■ EXERCISE BRIEF
Reproduce the data below in full and exclude every picture.

· · · · ·

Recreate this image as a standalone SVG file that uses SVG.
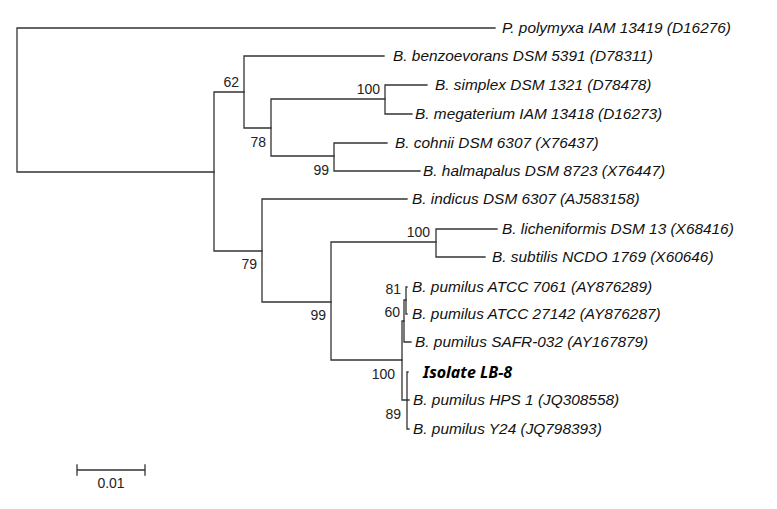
<svg xmlns="http://www.w3.org/2000/svg" width="777" height="509" viewBox="0 0 777 509">
<style>
.br{fill:none;stroke:#333;stroke-width:1.3;stroke-linecap:square}
.lf{font-family:"Liberation Sans",Arial,sans-serif;font-style:italic;font-size:15.4px;fill:#111}
.iso{font-family:"Noto Sans","Open Sans",sans-serif;font-style:italic;font-weight:bold;font-size:16px;fill:#000}
.bs{font-family:"Liberation Sans",Arial,sans-serif;font-size:14px;fill:#222;text-anchor:end}
.sc{font-family:"Liberation Sans",Arial,sans-serif;font-size:14px;fill:#222;text-anchor:middle}
</style>
<rect width="777" height="509" fill="#fff"/>
<g id="connectors" class="br">
<path d="M17,28V172M17,28H495M17,172H214"/>
<path d="M214,92V251M214,92H244M214,251H262"/>
<path d="M244,56V128M244,56H384M244,128H271"/>
<path d="M271,99V156M271,99H385M271,156H334"/>
<path d="M385,85V114M385,85H427M385,114H412"/>
<path d="M334,143V171M334,143H387M334,171H420"/>
<path d="M262,199V302M262,199H407M262,302H331"/>
<path d="M331,242V360M331,242H436M331,360H402"/>
<path d="M436,229V257M436,229H497M436,257H485"/>
<path d="M402,321V400M402,321H404M402,400H407"/>
<path d="M404,300V342M404,300H406M404,342H411"/>
<path d="M406,287V314M406,287H407M406,314H407"/>
<path d="M407,372V429M407,372H408M407,400H409M407,429H409"/>
</g>
<g id="n-polymyxa"><text class="lf" x="502" y="33">P. polymyxa IAM 13419 (D16276)</text></g>
<g id="n-benzoevorans"><text class="lf" x="393" y="61">B. benzoevorans DSM 5391 (D78311)</text></g>
<g id="n-simplex"><text class="lf" x="435" y="90">B. simplex DSM 1321 (D78478)</text></g>
<g id="n-megaterium"><text class="lf" x="415" y="119">B. megaterium IAM 13418 (D16273)</text></g>
<g id="n-cohnii"><text class="lf" x="395" y="148">B. cohnii DSM 6307 (X76437)</text></g>
<g id="n-halmapalus"><text class="lf" x="423" y="176">B. halmapalus DSM 8723 (X76447)</text></g>
<g id="n-indicus"><text class="lf" x="412" y="204">B. indicus DSM 6307 (AJ583158)</text></g>
<g id="n-licheniformis"><text class="lf" x="502" y="234">B. licheniformis DSM 13 (X68416)</text></g>
<g id="n-subtilis"><text class="lf" x="492" y="262">B. subtilis NCDO 1769 (X60646)</text></g>
<g id="n-atcc7061"><text class="lf" x="412" y="292">B. pumilus ATCC 7061 (AY876289)</text></g>
<g id="n-atcc27142"><text class="lf" x="412" y="319">B. pumilus ATCC 27142 (AY876287)</text></g>
<g id="n-safr"><text class="lf" x="415" y="347">B. pumilus SAFR-032 (AY167879)</text></g>
<g id="n-isolate"><text class="iso" x="423" y="378">Isolate LB-8</text></g>
<g id="n-hps1"><text class="lf" x="413" y="405">B. pumilus HPS 1 (JQ308558)</text></g>
<g id="n-y24"><text class="lf" x="413" y="434">B. pumilus Y24 (JQ798393)</text></g>
<g id="support">
<text class="bs" x="239" y="87">62</text>
<text class="bs" x="266" y="147">78</text>
<text class="bs" x="380" y="94">100</text>
<text class="bs" x="329" y="175">99</text>
<text class="bs" x="257" y="269">79</text>
<text class="bs" x="430" y="237">100</text>
<text class="bs" x="326" y="320">99</text>
<text class="bs" x="401" y="294">81</text>
<text class="bs" x="400" y="317">60</text>
<text class="bs" x="395" y="379">100</text>
<text class="bs" x="401" y="419">89</text>
</g>
<g id="scale">
<path class="br" d="M77,470H145M77,465V475M145,465V475"/>
<text class="sc" x="111" y="488">0.01</text>
</g>
</svg>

· · · · ·

■ ANSWER TO THIS TASK
Recreate this image as a standalone SVG file that uses SVG.
<svg xmlns="http://www.w3.org/2000/svg" width="777" height="509" viewBox="0 0 777 509">
<style>
.br{fill:none;stroke:#333;stroke-width:1.3;stroke-linecap:square}
.lf{font-family:"Liberation Sans",Arial,sans-serif;font-style:italic;font-size:15.4px;fill:#111}
.iso{font-family:"Noto Sans","Open Sans",sans-serif;font-style:italic;font-weight:bold;font-size:16px;fill:#000}
.bs{font-family:"Liberation Sans",Arial,sans-serif;font-size:14px;fill:#222;text-anchor:end}
.sc{font-family:"Liberation Sans",Arial,sans-serif;font-size:14px;fill:#222;text-anchor:middle}
</style>
<rect width="777" height="509" fill="#fff"/>
<g id="connectors" class="br">
<path d="M17,28V172M17,28H495M17,172H214"/>
<path d="M214,92V251M214,92H244M214,251H262"/>
<path d="M244,56V128M244,56H384M244,128H271"/>
<path d="M271,99V156M271,99H385M271,156H334"/>
<path d="M385,85V114M385,85H427M385,114H412"/>
<path d="M334,143V171M334,143H387M334,171H420"/>
<path d="M262,199V302M262,199H407M262,302H331"/>
<path d="M331,242V360M331,242H436M331,360H402"/>
<path d="M436,229V257M436,229H497M436,257H485"/>
<path d="M402,321V400M402,321H404M402,400H407"/>
<path d="M404,300V342M404,300H406M404,342H411"/>
<path d="M406,287V314M406,287H407M406,314H407"/>
<path d="M407,372V429M407,372H408M407,400H409M407,429H409"/>
</g>
<g id="n-polymyxa"><text class="lf" x="502" y="33">P. polymyxa IAM 13419 (D16276)</text></g>
<g id="n-benzoevorans"><text class="lf" x="393" y="61">B. benzoevorans DSM 5391 (D78311)</text></g>
<g id="n-simplex"><text class="lf" x="435" y="90">B. simplex DSM 1321 (D78478)</text></g>
<g id="n-megaterium"><text class="lf" x="415" y="119">B. megaterium IAM 13418 (D16273)</text></g>
<g id="n-cohnii"><text class="lf" x="395" y="148">B. cohnii DSM 6307 (X76437)</text></g>
<g id="n-halmapalus"><text class="lf" x="423" y="176">B. halmapalus DSM 8723 (X76447)</text></g>
<g id="n-indicus"><text class="lf" x="412" y="204">B. indicus DSM 6307 (AJ583158)</text></g>
<g id="n-licheniformis"><text class="lf" x="502" y="234">B. licheniformis DSM 13 (X68416)</text></g>
<g id="n-subtilis"><text class="lf" x="492" y="262">B. subtilis NCDO 1769 (X60646)</text></g>
<g id="n-atcc7061"><text class="lf" x="412" y="292">B. pumilus ATCC 7061 (AY876289)</text></g>
<g id="n-atcc27142"><text class="lf" x="412" y="319">B. pumilus ATCC 27142 (AY876287)</text></g>
<g id="n-safr"><text class="lf" x="415" y="347">B. pumilus SAFR-032 (AY167879)</text></g>
<g id="n-isolate"><text class="iso" x="423" y="378">Isolate LB-8</text></g>
<g id="n-hps1"><text class="lf" x="413" y="405">B. pumilus HPS 1 (JQ308558)</text></g>
<g id="n-y24"><text class="lf" x="413" y="434">B. pumilus Y24 (JQ798393)</text></g>
<g id="support">
<text class="bs" x="239" y="87">62</text>
<text class="bs" x="266" y="147">78</text>
<text class="bs" x="380" y="94">100</text>
<text class="bs" x="329" y="175">99</text>
<text class="bs" x="257" y="269">79</text>
<text class="bs" x="430" y="237">100</text>
<text class="bs" x="326" y="320">99</text>
<text class="bs" x="401" y="294">81</text>
<text class="bs" x="400" y="317">60</text>
<text class="bs" x="395" y="379">100</text>
<text class="bs" x="401" y="419">89</text>
</g>
<g id="scale">
<path class="br" d="M77,470H145M77,465V475M145,465V475"/>
<text class="sc" x="111" y="488">0.01</text>
</g>
</svg>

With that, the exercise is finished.